Using only two voices and two guitars, Alice Costelloe and Kacey Underwood create music that’s unfettered by the constraints of a traditional band. Their sound is gauzy but spartan; his vocal, dusky, hers crystalline, twinned in a spectral haze. From the first song they ever wrote together, the distractedly sweet ‘Homework’, to the celestial drift of ‘Pi’ Big Deal’s music is unflinchingly honest, powerful in its intimacy and quivering with the intensity of a first crush.
They come from two different worlds – Costelloe from an artistic London household, while Underwood was born into a strict religious family in the desert between Joshua Tree and the Yucca Valley. When Costelloe was 14 she played guitar in her first band; when Underwood was the same age, he found escape in music. Records were his key to freedom from the rules that surrounded him. He immersed himself in Metallica, Hendrix, Led Zeppelin and Depeche Mode and taught himself to play on a guitar he found under his brother’s bed.
At 19 after a stint as a guitar tech for surf legend Dick Dale, Underwood swapped California for Cambridge, leaving his old life behind and throwing himself into a Social and Political Science degree. But it was not to be; he left uni, eventually ending up in London fronting the band Little Death.
By contrast, Costelloe’s fascination with music was kick-started at six-years-old when her grandmother presented her with a guitar. “I still write on it now even though it’s tiny”. She credits her stepdad’s record collection – stocked with The Beach Boys, Blondie, Bowie, Elvis Costello and The Smiths – as being similarly formative. “When I was six my stepdad convinced me AC/DC were amazing and taught me to headbang,” explains Costelloe. “I think I started guitar because I wanted to impress him.”

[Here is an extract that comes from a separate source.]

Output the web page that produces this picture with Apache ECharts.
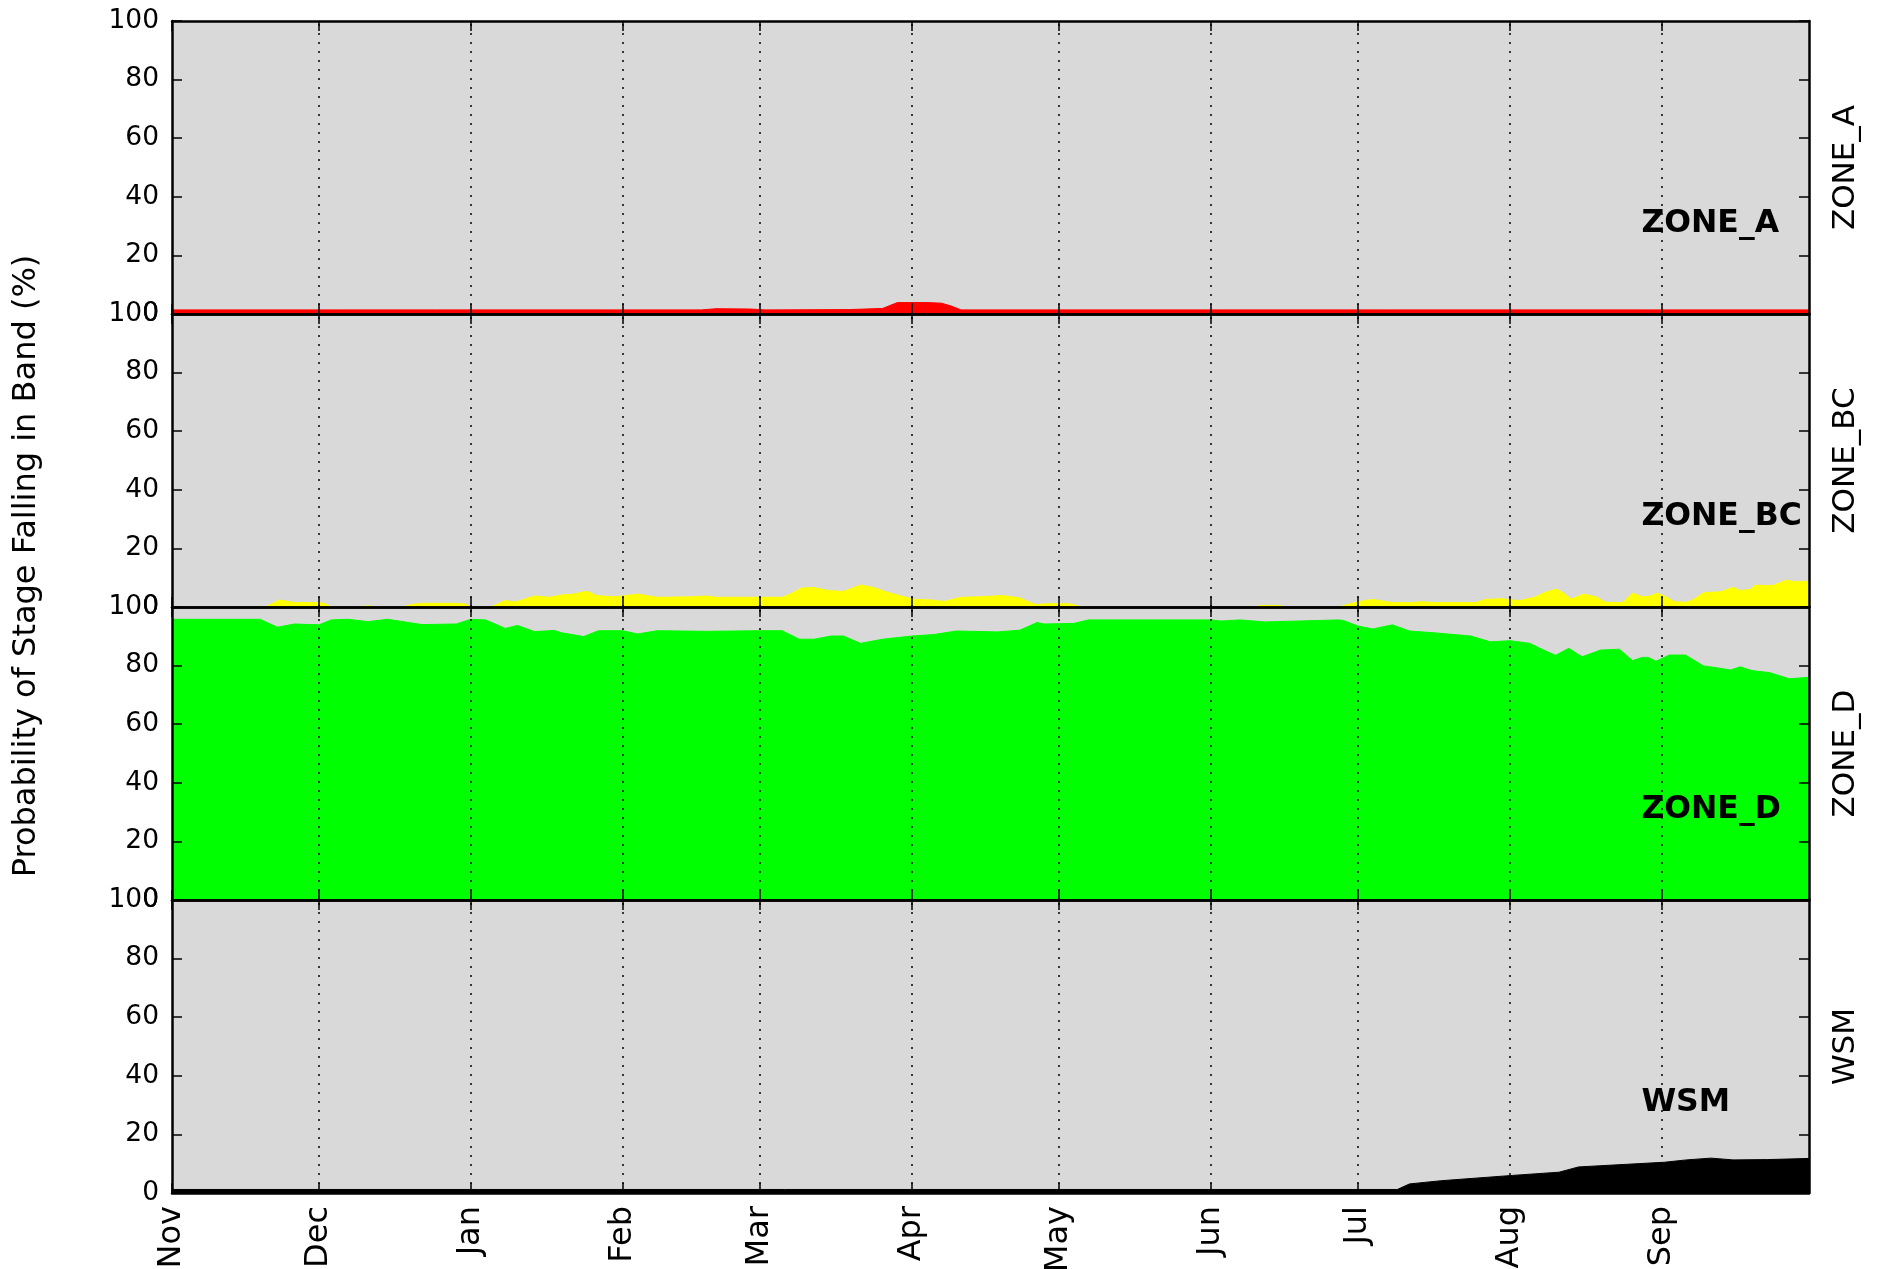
<!DOCTYPE html>
<html><head><meta charset="utf-8">
<script src="https://cdn.jsdelivr.net/npm/echarts@6/dist/echarts.min.js"></script>
<style>html,body{margin:0;padding:0;background:#fff}#c{width:1887px;height:1269px}</style>
</head><body><div id="c"></div>
<script>
// x axis: days counted from Nov 1 (non-leap year), ends Sep 30
const monthNames = ['Nov','Dec','Jan','Feb','Mar','Apr','May','Jun','Jul','Aug','Sep'];
const monthStartDays = [0,30,61,92,120,151,181,212,242,273,304];
const dayMax = 334;
const yTickValues = [0,20,40,60,80,100];

const zoneNames = ['ZONE_A','ZONE_BC','ZONE_D','WSM'];
const zoneColors = ['#ff0000','#ffff00','#00ff00','#000000'];

const zoneADays   = [0, 108, 111, 118, 121, 138, 145, 148, 154, 157, 159, 161, 334];
const zoneAValues = [1.4, 1.4, 1.8, 1.7, 1.4, 1.5, 1.9, 3.9, 3.9, 3.7, 2.7, 1.4, 1.4];

const zoneBCDays = [0, 19, 22, 25, 30, 31, 32.5, 38, 40, 42, 47, 49, 51, 58, 60, 61, 65, 68, 70, 71, 74, 77, 79.5, 82, 84, 85, 86.5, 90, 92, 95, 99, 106.5, 109, 111, 120, 124.5, 126.5, 128.5, 131, 134, 137, 140.5, 143, 146, 150, 151.5, 155, 157.5, 161, 165, 169.5, 173, 175.5, 176.5, 178, 183, 185, 186, 221, 222, 226, 227, 238, 242, 245, 249, 253, 255, 257.5, 266, 268, 271.5, 273.5, 275, 278, 280, 282.3, 283.5, 285.5, 288, 290.5, 292.5, 296, 298, 300, 301.5, 303, 304.5, 306.5, 309, 310.5, 312.5, 316, 318.5, 320, 322, 323, 326.5, 329.5, 331, 334];
const zoneBCValues = [0, 0, 2.4, 1.5, 1.5, 1.25, 0, 0, 0.4, 0, 0, 0.9, 1.25, 1.25, 1, 0, 0, 2.2, 1.7, 2.2, 3.75, 3.3, 4.1, 4.4, 5.2, 5.2, 3.9, 3.5, 3.75, 4.4, 3.3, 3.5, 3.75, 3.3, 3.3, 3.3, 4.7, 6.5, 6.6, 5.6, 5.3, 7.5, 6.7, 5, 3.2, 2.6, 2.4, 1.9, 3.3, 3.5, 3.9, 3.1, 1.25, 0.8, 1.1, 1.1, 0.3, 0, 0, 0.5, 0.5, 0, 0, 1.8, 2.6, 1.5, 1.5, 1.8, 1.5, 1.5, 2.6, 2.8, 2.4, 2.2, 3.3, 4.9, 6.1, 5.3, 2.7, 4.4, 3.5, 1.6, 1.5, 4.7, 3.5, 3.7, 4.7, 3.75, 1.8, 1.6, 2.6, 4.9, 5.2, 6.7, 5.6, 6, 7.4, 7.3, 9.2, 8.6, 8.8];

const zoneDDays = [0, 18, 21.5, 25, 30, 32.5, 36, 40, 44, 51, 58, 61, 64, 68, 70.5, 74, 78, 79.5, 84, 87, 92, 95, 99, 109, 120, 124.5, 128, 131, 134.5, 137, 140.5, 145, 151, 155.5, 160, 168.5, 173, 176.5, 178, 184, 187, 212, 214, 218, 223, 238, 239, 242, 245, 249, 252.5, 257.5, 265, 269, 273, 277, 279.5, 282.3, 285, 287.7, 291.5, 295.3, 298, 300, 301.2, 302.8, 305.5, 308.8, 312.5, 315.8, 318, 320, 322.3, 326, 330, 334];
const zoneDValues = [95.8, 95.8, 93.1, 94.2, 93.9, 95.6, 95.8, 95, 95.8, 94, 94.2, 95.8, 95.6, 92.7, 93.7, 91.6, 92, 91.2, 89.9, 91.9, 91.9, 90.8, 91.9, 91.7, 91.9, 91.9, 89, 89, 90.1, 90.1, 87.6, 89, 90.1, 90.6, 91.8, 91.5, 92.1, 94.7, 94.2, 94.4, 95.6, 95.6, 95.2, 95.6, 94.9, 95.6, 95.4, 93.5, 92.5, 93.9, 91.8, 91.2, 90.1, 88.1, 88.5, 87.6, 85.6, 83.5, 85.9, 83, 85.3, 85.6, 81.7, 82.8, 82.8, 81.5, 83.6, 83.6, 79.9, 79.1, 78.5, 79.6, 78.3, 77.6, 75.5, 76];

const wsmDays   = [0, 250, 252.5, 259, 273.5, 283, 287, 304.5, 309, 314, 318.5, 325.5, 334];
const wsmValues = [1.2, 1.2, 3.1, 4.2, 6, 7.1, 8.9, 10.5, 11.3, 11.9, 11.3, 11.4, 11.8];

const labelDay = 299.8;
const labelValue = 30.8;
const yAxisTitle = 'Probability of Stage Falling in Band (%)';

const panels = [
  {name: zoneNames[0], color: zoneColors[0], days: zoneADays, values: zoneAValues},
  {name: zoneNames[1], color: zoneColors[1], days: zoneBCDays, values: zoneBCValues},
  {name: zoneNames[2], color: zoneColors[2], days: zoneDDays, values: zoneDValues},
  {name: zoneNames[3], color: zoneColors[3], days: wsmDays, values: wsmValues}
];

const FONT = 'DejaVu Sans';
const top0 = 21, ph = 293;
const grids = [], xAxes = [], yAxes = [], series = [];
const frameLine = {show: true, onZero: false, lineStyle: {color: '#000', width: 2.5}};
const tickStyle = {color: '#000', width: 1.5};

panels.forEach((p, i) => {
  grids.push({left: 172, right: 78, top: top0 + i * ph, height: ph, show: true,
    containLabel: false, outerBoundsMode: 'none',
    backgroundColor: '#d9d9d9', borderWidth: 0});
  const monthLabel = v => { const k = monthStartDays.indexOf(Math.round(v)); return k >= 0 ? monthNames[k] : ''; };
  xAxes.push({type: 'value', gridIndex: i, min: 0, max: dayMax, position: 'bottom', z: 5,
    axisLine: frameLine,
    axisTick: {show: true, inside: true, length: 10, customValues: monthStartDays, lineStyle: tickStyle},
    axisLabel: {show: i === 3, customValues: monthStartDays, rotate: 90, formatter: monthLabel,
      fontSize: 32, color: '#000', fontFamily: FONT, margin: 13},
    splitLine: {show: false}});
  xAxes.push({type: 'value', gridIndex: i, min: 0, max: dayMax, position: 'top', z: 5,
    axisLine: frameLine,
    axisTick: {show: true, inside: true, length: 10, customValues: monthStartDays, lineStyle: tickStyle},
    axisLabel: {show: false}, splitLine: {show: false}});
  yAxes.push({type: 'value', gridIndex: i, min: 0, max: 100, interval: 20, position: 'left', z: 5,
    axisLine: frameLine,
    axisTick: {show: true, inside: true, length: 10, lineStyle: tickStyle},
    axisLabel: {show: true, fontSize: 26.5, color: '#000', fontFamily: FONT, margin: 13,
      showMinLabel: true, showMaxLabel: true},
    splitLine: {show: false}});
  yAxes.push({type: 'value', gridIndex: i, min: 0, max: 100, interval: 20, position: 'right', z: 5,
    axisLine: frameLine,
    axisTick: {show: true, inside: true, length: 10, lineStyle: tickStyle},
    axisLabel: {show: false}, splitLine: {show: false},
    name: p.name, nameLocation: 'middle', nameRotate: 90, nameGap: 21,
    nameTextStyle: {fontSize: 31, color: '#000', fontFamily: FONT}});
  series.push({
    type: 'line', name: p.name, xAxisIndex: 2 * i, yAxisIndex: 2 * i,
    data: p.days.map((d, k) => [d, p.values[k]]),
    symbol: 'none', showSymbol: false, smooth: false,
    lineStyle: {color: p.color, width: 1}, itemStyle: {color: p.color},
    areaStyle: {color: p.color, opacity: 1},
    z: 2,
    markLine: {silent: true, symbol: 'none', animation: false,
      label: {show: false},
      lineStyle: {type: [2, 7], color: '#000', width: 1.5},
      data: monthStartDays.slice(1).map(d => ({xAxis: d}))},
    markPoint: {symbol: 'circle', symbolSize: 0, silent: true, animation: false,
      data: [{coord: [labelDay, labelValue], value: p.name}],
      label: {show: true, position: [0, 0], align: 'left', verticalAlign: 'middle',
        formatter: p.name, fontSize: 31.5, fontWeight: 'bold', color: '#000', fontFamily: FONT}}
  });
});

const chart = echarts.init(document.getElementById('c'), null, {renderer: 'canvas'});
chart.setOption({
  animation: false,
  backgroundColor: '#ffffff',
  grid: grids, xAxis: xAxes, yAxis: yAxes, series: series,
  graphic: [{type: 'text', x: 27, y: 566, rotation: Math.PI / 2,
    style: {text: yAxisTitle, fontSize: 32, fill: '#000', fontFamily: FONT,
      align: 'center', verticalAlign: 'middle'}}]
});
</script></body></html>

And somehow these two disparate backgrounds converged – but not through a chance encounter on London’s gig circuit. While playing in Little Death Underwood taught guitar at a girls’ school to pay the bills and it was here that he met Costelloe’s mum who suggested he meet her daughter to help her brush up on her guitar skills.
As it happens, the first song Underwood taught Costelloe was Sonic Youth’s ‘Teenage Riot’, but after listening to Big Star’s ‘13’, with Underwood encouraging Costelloe to sing, lessons swiftly fell to the wayside and their songwriting partnership blossomed.
It was during this time, the shy swapping of ideas, melodies and lines, that Underwood and Costelloe’s respective bands began to disintegrate, leaving the duo in a surprisingly easy and natural creative space. They hung out, ate ice cream, had BBQs and watched the entire season of ‘Freaks and Geeks’ in a week. Underwood was embraced by and became part of the Costelloe clan.
Out of the bedroom and onto the stage the duo hid behind their hair while their songs inspired the rapt attention of their audience. Mute signed up early on the strength of the pair’s live shows and it’s easy to see why. Where so many bands rely on and hide behind onstage strut and pomp, amps-up-to-eleven, swathes of reverb and other expected performance pieces, Big Deal’s live shows are hard hitting in their restraint. Their stripped back, bedroom-composed pop songs and the duo’s clear chemistry are so mesmeric that a hush instantly descends on any audience, with those assembled eager to take in every nuance in their entwined voices, every lilt and lyrical twist. With one acoustic and one electric guitar, their songs carry an instant connection and while their performance is inclusive, it also leaves you with the sense that you’ve been privy to a secret exchange.
Eighteen months and many shows later, with a short break for Alice’s A Levels (the NME tour providing an unlikely revision aid), Big Deal have Lights Out. Co-produced by Underwood and Dean Reid, the duo recorded 15 tracks in just seven days, and the result is a cohesive, deeply personal and simultaneously universal collection. From the nostalgic sweep of ‘Distant Neighborhood’, to the deeply reflective 'Seraphine’, to the raw confessional ‘Talk’, their innate ability to tap into deeply felt emotions have lead many to assume Underwood and Costelloe are a couple.
“Most of the bands we like are pretty upfront and that sort of just influenced me to say what’s in my head,” says Costelloe.
“It’s totally understandable,” agrees Underwood. “If I was looking at a guy and girl singing onstage, singing the types of songs we sing, my imagination would go to them. Creatively we’re totally not looking to make music with other people.”
‘Locked Up’ expanded upon in the studio from its live simplicity to a wall-of-sound swoon, contains the poignant lyric: “I’m a mess / I’m a wreck / But you wouldn’t know ’cause I’m at my best when with you.” “I feel like it’s a song that sums up our friendship, and musically it’s an example of how well we work together,” says Costelloe. “I brought the song to Kacey without a clear direction for it and he took it somewhere that to me is perfect. I think our different backgrounds help us compliment each other. We come at problems from such different places that we end up always being able to solve them.”
And therein lies the key to their unlikely pairing.